## start

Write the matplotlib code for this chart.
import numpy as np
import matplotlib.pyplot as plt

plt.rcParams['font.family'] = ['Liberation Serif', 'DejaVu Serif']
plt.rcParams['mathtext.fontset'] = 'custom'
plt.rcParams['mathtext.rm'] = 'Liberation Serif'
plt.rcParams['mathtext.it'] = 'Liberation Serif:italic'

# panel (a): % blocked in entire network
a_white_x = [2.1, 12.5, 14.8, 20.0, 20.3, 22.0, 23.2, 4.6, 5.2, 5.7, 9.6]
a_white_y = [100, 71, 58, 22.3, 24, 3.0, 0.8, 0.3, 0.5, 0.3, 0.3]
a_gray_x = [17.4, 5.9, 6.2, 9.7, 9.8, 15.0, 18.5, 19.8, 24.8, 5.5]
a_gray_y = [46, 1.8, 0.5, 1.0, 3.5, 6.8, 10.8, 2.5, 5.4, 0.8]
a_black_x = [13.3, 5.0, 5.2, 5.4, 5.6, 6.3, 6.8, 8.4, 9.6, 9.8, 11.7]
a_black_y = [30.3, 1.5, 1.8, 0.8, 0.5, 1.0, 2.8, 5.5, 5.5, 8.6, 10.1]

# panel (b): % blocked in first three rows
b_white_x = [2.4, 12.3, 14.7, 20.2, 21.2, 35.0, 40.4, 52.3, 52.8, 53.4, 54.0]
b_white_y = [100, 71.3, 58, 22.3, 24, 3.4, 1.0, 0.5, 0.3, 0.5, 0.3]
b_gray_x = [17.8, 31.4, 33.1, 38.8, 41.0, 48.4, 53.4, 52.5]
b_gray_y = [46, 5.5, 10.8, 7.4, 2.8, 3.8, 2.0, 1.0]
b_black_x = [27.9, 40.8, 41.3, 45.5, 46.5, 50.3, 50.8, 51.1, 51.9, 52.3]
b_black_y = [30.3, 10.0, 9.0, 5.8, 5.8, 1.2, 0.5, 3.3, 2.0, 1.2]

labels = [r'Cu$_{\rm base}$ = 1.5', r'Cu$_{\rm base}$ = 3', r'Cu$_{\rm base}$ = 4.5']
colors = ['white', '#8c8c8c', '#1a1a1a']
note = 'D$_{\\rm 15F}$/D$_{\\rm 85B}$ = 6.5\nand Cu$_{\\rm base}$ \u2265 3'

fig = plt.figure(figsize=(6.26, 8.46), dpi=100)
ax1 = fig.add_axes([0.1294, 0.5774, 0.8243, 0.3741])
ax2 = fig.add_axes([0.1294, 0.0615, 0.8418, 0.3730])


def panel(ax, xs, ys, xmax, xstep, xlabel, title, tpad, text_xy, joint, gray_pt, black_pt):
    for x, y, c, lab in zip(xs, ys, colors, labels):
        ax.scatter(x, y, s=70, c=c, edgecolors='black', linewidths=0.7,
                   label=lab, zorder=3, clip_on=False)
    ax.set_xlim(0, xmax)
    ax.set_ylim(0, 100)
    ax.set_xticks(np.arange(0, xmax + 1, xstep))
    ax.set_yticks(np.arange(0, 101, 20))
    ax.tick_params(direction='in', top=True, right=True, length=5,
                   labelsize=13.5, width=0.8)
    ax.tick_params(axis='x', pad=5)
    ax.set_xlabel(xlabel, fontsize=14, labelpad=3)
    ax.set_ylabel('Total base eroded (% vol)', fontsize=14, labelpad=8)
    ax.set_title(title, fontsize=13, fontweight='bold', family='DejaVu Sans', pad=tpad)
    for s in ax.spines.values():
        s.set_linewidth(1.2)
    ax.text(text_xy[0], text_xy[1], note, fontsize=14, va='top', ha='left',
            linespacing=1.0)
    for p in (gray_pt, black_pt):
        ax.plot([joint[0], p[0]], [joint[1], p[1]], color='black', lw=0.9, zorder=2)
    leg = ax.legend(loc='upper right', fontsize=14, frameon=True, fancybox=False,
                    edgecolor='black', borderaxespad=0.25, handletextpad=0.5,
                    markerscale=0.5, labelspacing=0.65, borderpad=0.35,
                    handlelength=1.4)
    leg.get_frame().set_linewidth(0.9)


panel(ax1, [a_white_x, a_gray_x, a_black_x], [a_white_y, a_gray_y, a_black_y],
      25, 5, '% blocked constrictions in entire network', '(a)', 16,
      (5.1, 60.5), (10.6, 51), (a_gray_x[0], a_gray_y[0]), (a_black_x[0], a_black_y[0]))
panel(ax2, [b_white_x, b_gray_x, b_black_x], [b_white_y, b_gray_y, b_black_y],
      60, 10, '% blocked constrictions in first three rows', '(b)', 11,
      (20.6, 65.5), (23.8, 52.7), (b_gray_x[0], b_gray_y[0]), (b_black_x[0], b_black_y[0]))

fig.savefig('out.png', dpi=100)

## end

- _DIRECTIONS FOR THIS TASK_:
Copy out all of the lines above exactly.

- _OUTPUT FOR THIS EXERCISE_:
Write the matplotlib code for this chart.
import numpy as np
import matplotlib.pyplot as plt

plt.rcParams['font.family'] = ['Liberation Serif', 'DejaVu Serif']
plt.rcParams['mathtext.fontset'] = 'custom'
plt.rcParams['mathtext.rm'] = 'Liberation Serif'
plt.rcParams['mathtext.it'] = 'Liberation Serif:italic'

# panel (a): % blocked in entire network
a_white_x = [2.1, 12.5, 14.8, 20.0, 20.3, 22.0, 23.2, 4.6, 5.2, 5.7, 9.6]
a_white_y = [100, 71, 58, 22.3, 24, 3.0, 0.8, 0.3, 0.5, 0.3, 0.3]
a_gray_x = [17.4, 5.9, 6.2, 9.7, 9.8, 15.0, 18.5, 19.8, 24.8, 5.5]
a_gray_y = [46, 1.8, 0.5, 1.0, 3.5, 6.8, 10.8, 2.5, 5.4, 0.8]
a_black_x = [13.3, 5.0, 5.2, 5.4, 5.6, 6.3, 6.8, 8.4, 9.6, 9.8, 11.7]
a_black_y = [30.3, 1.5, 1.8, 0.8, 0.5, 1.0, 2.8, 5.5, 5.5, 8.6, 10.1]

# panel (b): % blocked in first three rows
b_white_x = [2.4, 12.3, 14.7, 20.2, 21.2, 35.0, 40.4, 52.3, 52.8, 53.4, 54.0]
b_white_y = [100, 71.3, 58, 22.3, 24, 3.4, 1.0, 0.5, 0.3, 0.5, 0.3]
b_gray_x = [17.8, 31.4, 33.1, 38.8, 41.0, 48.4, 53.4, 52.5]
b_gray_y = [46, 5.5, 10.8, 7.4, 2.8, 3.8, 2.0, 1.0]
b_black_x = [27.9, 40.8, 41.3, 45.5, 46.5, 50.3, 50.8, 51.1, 51.9, 52.3]
b_black_y = [30.3, 10.0, 9.0, 5.8, 5.8, 1.2, 0.5, 3.3, 2.0, 1.2]

labels = [r'Cu$_{\rm base}$ = 1.5', r'Cu$_{\rm base}$ = 3', r'Cu$_{\rm base}$ = 4.5']
colors = ['white', '#8c8c8c', '#1a1a1a']
note = 'D$_{\\rm 15F}$/D$_{\\rm 85B}$ = 6.5\nand Cu$_{\\rm base}$ \u2265 3'

fig = plt.figure(figsize=(6.26, 8.46), dpi=100)
ax1 = fig.add_axes([0.1294, 0.5774, 0.8243, 0.3741])
ax2 = fig.add_axes([0.1294, 0.0615, 0.8418, 0.3730])


def panel(ax, xs, ys, xmax, xstep, xlabel, title, tpad, text_xy, joint, gray_pt, black_pt):
    for x, y, c, lab in zip(xs, ys, colors, labels):
        ax.scatter(x, y, s=70, c=c, edgecolors='black', linewidths=0.7,
                   label=lab, zorder=3, clip_on=False)
    ax.set_xlim(0, xmax)
    ax.set_ylim(0, 100)
    ax.set_xticks(np.arange(0, xmax + 1, xstep))
    ax.set_yticks(np.arange(0, 101, 20))
    ax.tick_params(direction='in', top=True, right=True, length=5,
                   labelsize=13.5, width=0.8)
    ax.tick_params(axis='x', pad=5)
    ax.set_xlabel(xlabel, fontsize=14, labelpad=3)
    ax.set_ylabel('Total base eroded (% vol)', fontsize=14, labelpad=8)
    ax.set_title(title, fontsize=13, fontweight='bold', family='DejaVu Sans', pad=tpad)
    for s in ax.spines.values():
        s.set_linewidth(1.2)
    ax.text(text_xy[0], text_xy[1], note, fontsize=14, va='top', ha='left',
            linespacing=1.0)
    for p in (gray_pt, black_pt):
        ax.plot([joint[0], p[0]], [joint[1], p[1]], color='black', lw=0.9, zorder=2)
    leg = ax.legend(loc='upper right', fontsize=14, frameon=True, fancybox=False,
                    edgecolor='black', borderaxespad=0.25, handletextpad=0.5,
                    markerscale=0.5, labelspacing=0.65, borderpad=0.35,
                    handlelength=1.4)
    leg.get_frame().set_linewidth(0.9)


panel(ax1, [a_white_x, a_gray_x, a_black_x], [a_white_y, a_gray_y, a_black_y],
      25, 5, '% blocked constrictions in entire network', '(a)', 16,
      (5.1, 60.5), (10.6, 51), (a_gray_x[0], a_gray_y[0]), (a_black_x[0], a_black_y[0]))
panel(ax2, [b_white_x, b_gray_x, b_black_x], [b_white_y, b_gray_y, b_black_y],
      60, 10, '% blocked constrictions in first three rows', '(b)', 11,
      (20.6, 65.5), (23.8, 52.7), (b_gray_x[0], b_gray_y[0]), (b_black_x[0], b_black_y[0]))

fig.savefig('out.png', dpi=100)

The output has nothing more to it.